Aile, babalarının intihar teşebbüsünü öğrenince sarsıntı geçirdi. İntihar girişiminden sonra İstanbul’dan Feyyaz Söker isimli bir akrabaları Celal Bayar’a moral vermek için hürmetlerini içeren bir telgraf yolladı. Söker’in başına gelenler cuntacıların tahammülsüzlüğünü gösteren örneklerden: “Telgrafı babama iletmedikleri gibi Feyyaz’ı Emniyet Müdürü Muammer Sabri tekme tokat hırpalamış ve Örfi İdare’ye vermiş. Yakınlarımıza sevgi ve hürmet ifadesinin bile suç sayıldığı bir dönemi yaşadık. Bizlere, gazetelerde hakaret ve iftira edilmedik gün yoktu. Hakaretin bir şekli ‘kuyruk’ demekti. Kendi milletinden olanlara ‘kuyruk’ diyenlerin bir eşinin tarihte mevcut olduğunu sanmıyorum.”

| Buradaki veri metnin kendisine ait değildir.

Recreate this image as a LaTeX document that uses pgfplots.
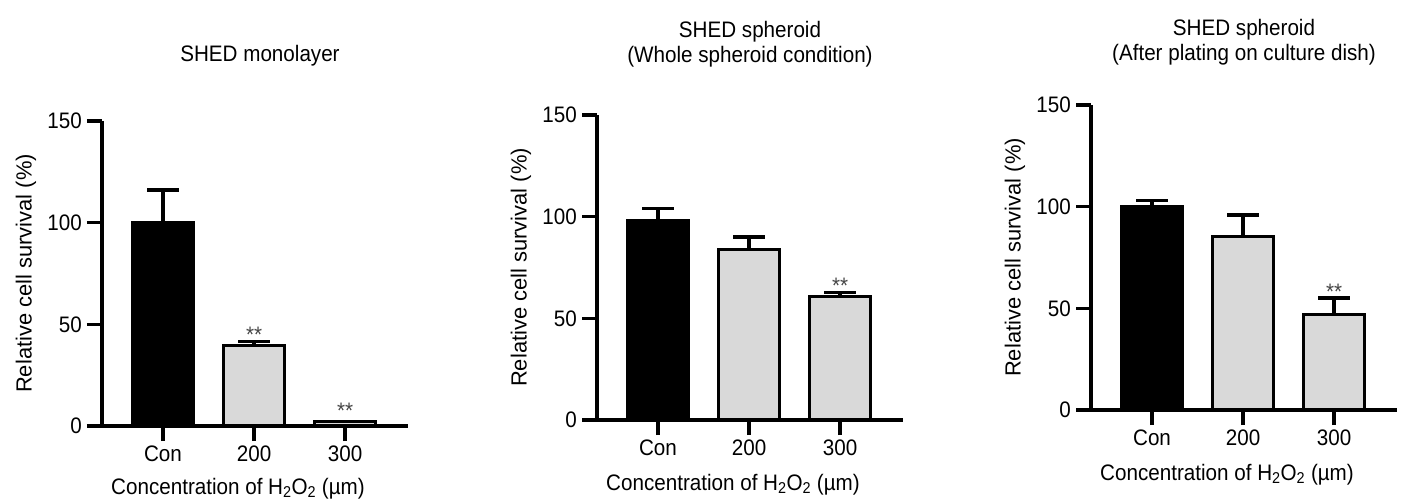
\documentclass[border=0pt]{standalone}
\usepackage{pgfplots}
\pgfplotsset{compat=1.18}
\usepackage{fontspec}
\setmainfont{Liberation Sans}[FakeStretch=0.92]
\newfontfamily\ylabfont{Liberation Sans}
\definecolor{barg}{RGB}{217,217,217}
\definecolor{ast}{RGB}{70,70,70}
\pgfplotsset{
 panel/.style={
  scale only axis, width=306bp, height=305bp,
  anchor=south west,
  xmin=-0.67, xmax=2.69, ymin=0, ymax=150,
  axis x line*=bottom, axis y line*=left,
  axis line style={line width=3.5bp, black},
  tick align=outside, major tick length=15bp,
  tick style={line width=3.5bp, black},
  xtick={0,1,2}, xticklabels={Con,200,300},
  ytick={0,50,100,150},
  /pgf/number format/assume math mode=true,
  xticklabel style={anchor=base, yshift=-20bp, inner sep=0pt},
  yticklabel style={anchor=east, xshift=-5bp, inner sep=0pt},
  every axis y label/.style={at={(rel axis cs:0,0.5)}, xshift=-76bp, rotate=90, anchor=center, font=\ylabfont\fontsize{22}{26}\selectfont},
  every axis x label/.style={at={(rel axis cs:0.5,0)}, xshift=-17bp, yshift=-70bp, anchor=base},
  xlabel={Concentration of H\textsubscript{2}O\textsubscript{2} (µm)},
  ylabel={Relative cell survival (\%)},
  every axis title/.style={at={(rel axis cs:0.5,1)}, anchor=base, align=center},
  ybar, bar width=61bp,
  error bars/y dir=plus, error bars/y explicit,
  error bars/error bar style={line width=3.5bp, black},
  error bars/error mark options={rotate=90, line width=3.5bp, mark size=16bp, black},
 }
}
\begin{document}
\fontsize{22.5}{26}\selectfont
\begin{tikzpicture}
\path[use as bounding box] (0,0) rectangle (1424bp,499bp);
% Panel 1
\begin{axis}[panel, at={(102bp,73bp)}, title={SHED monolayer},
  title style={yshift=59bp, xshift=5bp},
  every axis x label/.append style={yshift=2bp}]
 \addplot[fill=black, draw=black, line width=3bp, bar shift=0pt] coordinates {(0,100) += (0,16)};
 \addplot[fill=barg, draw=black, line width=3bp, bar shift=0pt] coordinates {(1,39.5) += (0,2) (2,2) += (0,0.3)};
 \node[ast, anchor=base, yshift=-1bp] at (axis cs:1,41.5) {**};
 \node[ast, anchor=base, yshift=-1bp] at (axis cs:2,4) {**};
\end{axis}
% Panel 2
\begin{axis}[panel, at={(597bp,79bp)}, title={SHED spheroid\\(Whole spheroid condition)},
  title style={yshift=52bp}]
 \addplot[fill=black, draw=black, line width=3bp, bar shift=0pt] coordinates {(0,98) += (0,6)};
 \addplot[fill=barg, draw=black, line width=3bp, bar shift=0pt] coordinates {(1,84) += (0,6) (2,60.5) += (0,2.3)};
 \node[ast, anchor=base, yshift=-1bp] at (axis cs:2,62.8) {**};
\end{axis}
% Panel 3
\begin{axis}[panel, at={(1091bp,89bp)}, title={SHED spheroid\\(After plating on culture dish)},
  title style={yshift=44bp}]
 \addplot[fill=black, draw=black, line width=3bp, bar shift=0pt] coordinates {(0,100) += (0,3)};
 \addplot[fill=barg, draw=black, line width=3bp, bar shift=0pt] coordinates {(1,85.5) += (0,10.3) (2,47) += (0,8)};
 \node[ast, anchor=base, yshift=-1bp] at (axis cs:2,55) {**};
\end{axis}
\end{tikzpicture}
\end{document}
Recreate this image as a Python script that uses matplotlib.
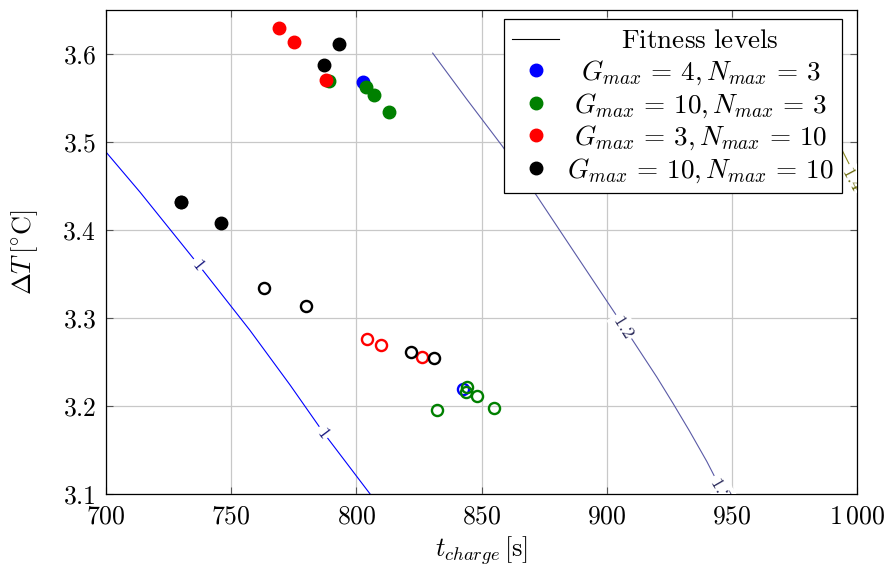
import numpy as np
import matplotlib.pyplot as plt
from matplotlib.lines import Line2D
from matplotlib.ticker import FuncFormatter

plt.rcParams['mathtext.fontset'] = 'cm'
plt.rcParams['font.family'] = ['DejaVu Serif']

# fitness contour lines
lvl1_x = [700, 713.6, 736.8, 757.5, 773.5, 786.8, 805.5]
lvl1_y = [3.4886, 3.443, 3.361, 3.286, 3.224, 3.170, 3.100]
lvl12_x = [830.5, 844.0, 858.4, 871.8, 887.0, 903.4, 920.0, 926.5, 933.0, 940.0, 946.7]
lvl12_y = [3.601, 3.549, 3.495, 3.440, 3.375, 3.305, 3.233, 3.203, 3.172, 3.137, 3.100]
lvl14_x = [975.0, 994.0, 1004.0]
lvl14_y = [3.600, 3.491, 3.435]
level_labels = [
    (736.8, 3.361, '1', -51, '#1a1a80'),
    (786.8, 3.170, '1', -53, '#1a1a80'),
    (906.7, 3.290, '1.2', -58, '#2c2c5c'),
    (945.5, 3.106, '1.2', -60, '#2c2c5c'),
    (998.0, 3.458, '1.4', -62, '#6b6b10'),
]

# optimisation results: filled = one set, hollow = other set
blue_fill_x, blue_fill_y = [802.8], [3.568]
blue_open_x, blue_open_y = [842.8], [3.219]
green_fill_x = [789.2, 803.9, 807.0, 813.1]
green_fill_y = [3.569, 3.563, 3.553, 3.534]
green_open_x = [844.1, 843.8, 848.1, 855.0, 832.1]
green_open_y = [3.222, 3.216, 3.211, 3.198, 3.196]
red_fill_x = [769.1, 775.0, 787.9]
red_fill_y = [3.630, 3.614, 3.571]
red_open_x = [804.1, 809.9, 826.1]
red_open_y = [3.276, 3.269, 3.256]
black_fill_x = [730.0, 745.9, 787.0, 793.0]
black_fill_y = [3.432, 3.408, 3.587, 3.611]
black_open_x = [730.0, 763.0, 779.9, 821.7, 831.0]
black_open_y = [3.432, 3.334, 3.314, 3.261, 3.255]

series = [
    ('blue', blue_fill_x, blue_fill_y, blue_open_x, blue_open_y, r'$G_{max} \,=\, 4, N_{max} \,=\, 3$'),
    ('green', green_fill_x, green_fill_y, green_open_x, green_open_y, r'$G_{max} \,=\, 10, N_{max} \,=\, 3$'),
    ('red', red_fill_x, red_fill_y, red_open_x, red_open_y, r'$G_{max} \,=\, 3, N_{max} \,=\, 10$'),
    ('black', black_fill_x, black_fill_y, black_open_x, black_open_y, r'$G_{max} \,=\, 10, N_{max} \,=\, 10$'),
]
colors = {'blue': '#0000ff', 'green': '#008000', 'red': '#ff0000', 'black': '#000000'}

fig = plt.figure(figsize=(8.9, 5.69), dpi=100)
ax = fig.add_axes([106 / 890, 1 - 494 / 569, 751 / 890, 484 / 569])

ax.plot(lvl1_x, lvl1_y, color='#0000ff', lw=0.8, zorder=2)
ax.plot(lvl12_x, lvl12_y, color='#5a5aa6', lw=0.8, zorder=2)
ax.plot(lvl14_x, lvl14_y, color='#8a8a20', lw=0.8, zorder=2)
for x, y, s, rot, c in level_labels:
    ax.text(x, y, '$' + s + '$', rotation=rot, color=c, fontsize=13,
            ha='center', va='center', rotation_mode='anchor', clip_on=True, zorder=3,
            bbox=dict(facecolor='white', edgecolor='none', pad=1.5))

handles = [Line2D([], [], color='black', lw=0.8)]
labels = [r'$\mathrm{Fitness\ levels}$']
for name, fx, fy, ox, oy, lab in series:
    c = colors[name]
    h, = ax.plot(fx, fy, 'o', color=c, ms=9, mec=c, zorder=4)
    ax.plot(ox, oy, 'o', mfc='none', mec=c, ms=8, mew=1.7, zorder=4)
    handles.append(h)
    labels.append(lab)

ax.set_xlim(700, 1000)
ax.set_ylim(3.1, 3.65)
ax.set_xticks([700, 750, 800, 850, 900, 950, 1000])
ax.set_yticks([3.1, 3.2, 3.3, 3.4, 3.5, 3.6])
ax.xaxis.set_major_formatter(FuncFormatter(
    lambda v, p: r'$1\,000$' if v >= 1000 else '$%d$' % v))
ax.yaxis.set_major_formatter(FuncFormatter(lambda v, p: '$%.1f$' % v))
ax.tick_params(direction='in', top=True, right=True, length=5, width=0.8,
               color='#555555', labelsize=18.5, pad=7)
ax.grid(True, color='#c8c8c8', lw=0.9)
ax.set_axisbelow(True)
for sp in ax.spines.values():
    sp.set_linewidth(0.9)

ax.set_xlabel(r'$t_{charge}\,[\mathrm{s}]$', fontsize=19, labelpad=4)
ax.set_ylabel(r'$\Delta T\,[^{\circ}\mathrm{C}]$', fontsize=19, labelpad=16)

leg = ax.legend(handles, labels, loc='upper right', bbox_to_anchor=(0.98, 0.981),
                borderaxespad=0, fontsize=19.6, frameon=True, fancybox=False,
                edgecolor='black', framealpha=1, handlelength=1.7, handletextpad=0.3,
                labelspacing=0.15, borderpad=0.3)
leg.get_frame().set_linewidth(0.9)

# centre the legend texts like pgfplots does
fig.canvas.draw()
r = fig.canvas.get_renderer()
widths = [t.get_window_extent(r).width for t in leg.get_texts()]
wmax = max(widths)
for t, w in zip(leg.get_texts(), widths):
    t.set_position(((wmax - w) / 2, 0))

fig.savefig('out.png', dpi=100)
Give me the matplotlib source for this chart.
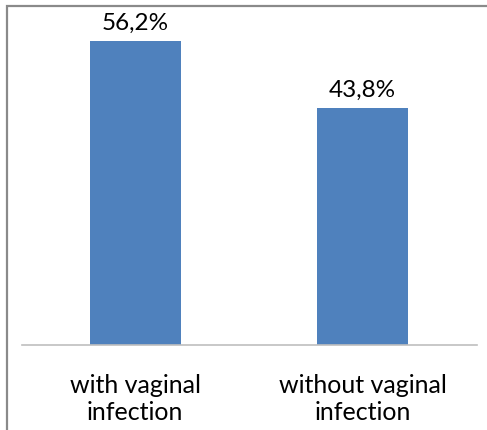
import matplotlib
matplotlib.use("Agg")
import matplotlib.pyplot as plt
from matplotlib.patches import Rectangle

categories = ["with vaginal\ninfection", "without vaginal\ninfection"]
values = [56.2, 43.8]
value_labels = ["56,2%", "43,8%"]

W, H = 487, 430
fig = plt.figure(figsize=(W / 100, H / 100), dpi=100)
plt.rcParams['font.family'] = ['Lato', 'DejaVu Sans']

# outer chart frame (cropped screenshot: only left and top edges visible)
fig.patches.append(Rectangle((7 / W, -0.1), 1.2, 1 - 6 / H + 0.1,
                             transform=fig.transFigure, fill=False,
                             edgecolor='#8a8a8a', linewidth=1.6))

ax_left, ax_right = 21.5, 476.5
ax_bottom, ax_top = 345, 20
ax = fig.add_axes([ax_left / W, 1 - ax_bottom / H, (ax_right - ax_left) / W, (ax_bottom - ax_top) / H])

x = range(len(categories))
bars = ax.bar(x, values, width=0.4, color='#4f81bd')
ax.set_xlim(-0.5, 1.5)
ax.set_ylim(0, 60)

for b, lab in zip(bars, value_labels):
    ax.text(b.get_x() + b.get_width() / 2, b.get_height() + 1.3, lab,
            ha='center', va='bottom', fontsize=17.5)

for s in ['top', 'right', 'left']:
    ax.spines[s].set_visible(False)
ax.spines['bottom'].set_color('#bfbfbf')
ax.spines['bottom'].set_linewidth(1.2)
ax.set_yticks([])
ax.set_xticks(list(x))
ax.set_xticklabels(categories, fontsize=18, linespacing=1.22)
ax.tick_params(axis='x', length=0, pad=21)

fig.savefig("out.png", dpi=100)
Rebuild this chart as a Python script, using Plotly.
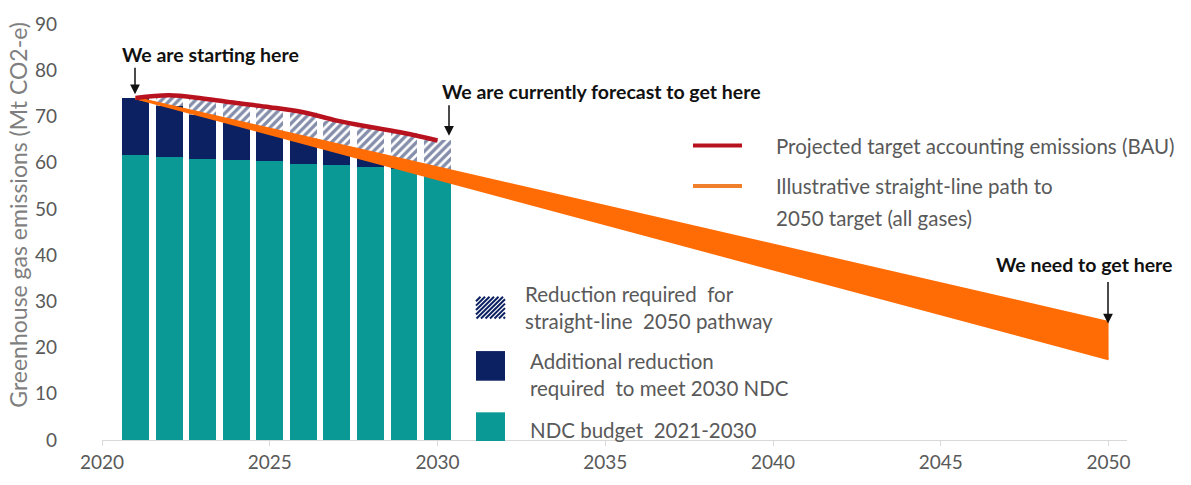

Celal Bayar’ın kızının Yassıada’ya yaptığı toplam iki ziyaretten birinde karşılaştığı manzara ise ilginç: “Dönüş vapurunda Konya Mebusu Remzi Birand’ın eşi Nezahat Birand vardı. ‘Remzi Enişte nasıl?’ diye sordum. ‘İyi, iyi ama ellerinin üzerinde siyah siyah kabuklu lekeler var.’ deyince içim sızladı. Ellerinin üzerinde sigara söndürmüşlerdi. Bu kadar kin ve garez nasıl birikti, bugün bile anlayabilmiş değilim.”

Erdem Kırdar: “BABAMIN CENAZESİNDEKİ KALABALIK YÜZÜNDEN TUTUKLANDIK”
Lütfi Kırdar’ı duymayan yoktur. İstanbul’daki bir kongre merkezi onun adını taşıyor. Kırdar, dönemin sağlık bakanıydı. 71 yaşında olmasına rağmen itilip kakılmaktan, horlanmaktan kurtulamadı. Çektikleri karşısında kalbi teklemeye başlamıştı. Son darbeyi, Mahkeme Başkanı Salim Başol’un davayla hiç ilgisi olmayan, “Peki sen 1951’de niye CHP’den istifa etmiştin?” sorusu vurdu. Kırdar, mahkemede kendisini izleyen evladı Erdem Kırdar’ın gözü önünde yere yığılıverdi. Kalbi, ‘darbeyle ilgili niyetleri açığa vuran’ soruyu kaldıramamıştı. Oğlu Erdem, o esnada dinleyici bölümünde oturuyordu.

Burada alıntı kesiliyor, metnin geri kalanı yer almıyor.